The other day I was eating a cup of ramen paired with pickles from the jar on my roommate Paulina’s floor, talking to her about a recent piece of gossip we had just received. It involved one of our guy friends and his romantic life … or lack thereof. Eventually, we started talking about past crushes we have had.
We spoke about what constitutes a crush and how, when we get crushes, we get delusional, mostly as a bit, but partially for real. We both cherish fabricating ridiculously long scenarios, excitedly going to our friends after major developments in our relationships (making eye contact in the dining hall) and calling them our husbands even though we have no classes together and they don’t know we exist.
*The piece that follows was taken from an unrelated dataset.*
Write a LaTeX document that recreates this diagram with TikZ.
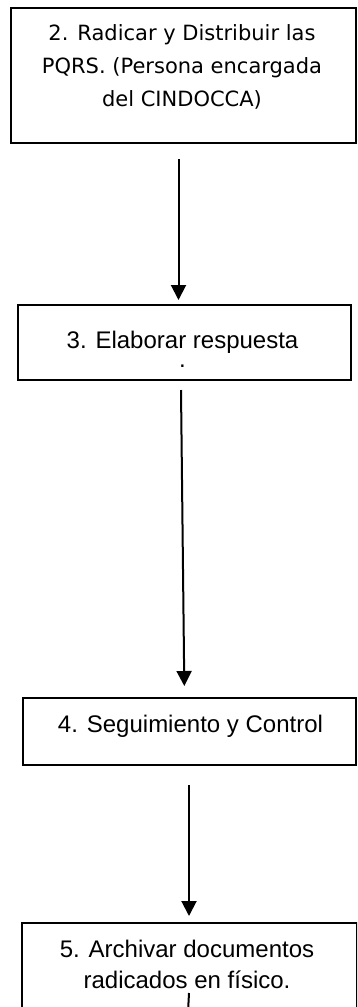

Suddenly, I realized that I could never imagine a college-aged man being as unhinged about a crush as me. I couldn’t imagine a man seeing his crush at Milk and Honey and quickly grabbing his friend’s arm saying, “Omg do you think she came here because she knew I was gonna be here today?” I had to wonder, “What happens when a guy has a crush on a girl?” In search of answers, I’ve interviewed a few of my guy friends to ask them this incredibly important question.
The first interview I had seemed promising. While he is the opposite gender –– presumably subjected to some alien form of crushing –– I saw a lot of similarities between how my friend Remy and I experience and define crushes.
“It should be impactful enough for you to define, like, maybe not define yourself, but define that period of time using that person,” Remy (code name, of course) explains. “Romantic feelings being involved is a given.”
But while Remy and I have a similar emotional intensity, I noticed that we process things differently. When I have a crush, I spiral over every little thing they do. I think about whether their text meant anything, if the way they talked to me was flirty, etc. Remy, on the other hand, tends to overthink his own actions. “I was less like, ‘Am I delusional?’ and more like, ‘I don’t want her to think I’m being weird,’” he said.
This felt like such a subtle but important difference. For me, a crush is an external obsession. For Remy, it’s an internal review.
I did find one more similarity, though: when we get confused about our crushes, we both go to friends of the same gender as the person we like. “Maybe you [his girl friends] can glean some information about what she thinks of me … As a girl yourself, please enlighten me,” Remy said.
After interviewing Remy, I expected everyone to describe their emotions with that same depth. But most of my other guy friends, unfortunately, did not.
My friend Pichu reinforced my preconceptions. “Well, either I talk to them [his friends] about it or I don’t. I don’t act different,” Pichu said.
I was baffled. For me, acting differently is a big part of the crush experience. I make playlists, I change my route (only slightly, I’m not that crazy) to class and I make sure not to wear a plain T-shirt and jeans just in case I see them later.
But upon closer examination, I realized that my guy friends aren’t emotionless husks; they just express their crushes differently. Most of them said they usually develop feelings for people they already have established relationships with. None of them was the “go up to a stranger and ask them out” type. Crushes, for them, are developed out of familiarity, not fantasy.
For example, go up to one of your male friends and ask if they are attracted to one of their female friends. I’ll bet you the answer is yes.
While they might know for sure when they like someone, they don’t always act on it. “I’d be pretty sure when I want to pursue it,” Pichu told me, “but that doesn’t necessarily translate to action.”
Though terrifying in nature, sometimes we are forced to confront the issue of confessing to a crush. Pichu’s interview reminded me of something I really resonated with, which another one of my guy friends mentioned in passing. When talking about confessing to a crush, he told me that he was in a place where he’d rather hear a “no” than have never asked. It struck me as the emotional midpoint between Remy’s cautiousness and Pichu’s restraint. Full of hope, but realistic.
The more I think about it, the more I realize that crushes are a form of temporary insanity that unites us all. Whether it’s me jogging around the block waiting for my crush to respond to my text or Remy agonizing over if he said anything that might’ve come off the wrong way, it’s all the different sides of the emotional coin.
We might experience it differently, mine loud and messy, theirs quieter and internal, but it’s still felt in the same way.
So maybe men do get crushes in the same way as I do. They’re just really bad at explaining it.
Tom Cat hopes that everyone enjoys how all of the people they write about are named after fictional rats/mice.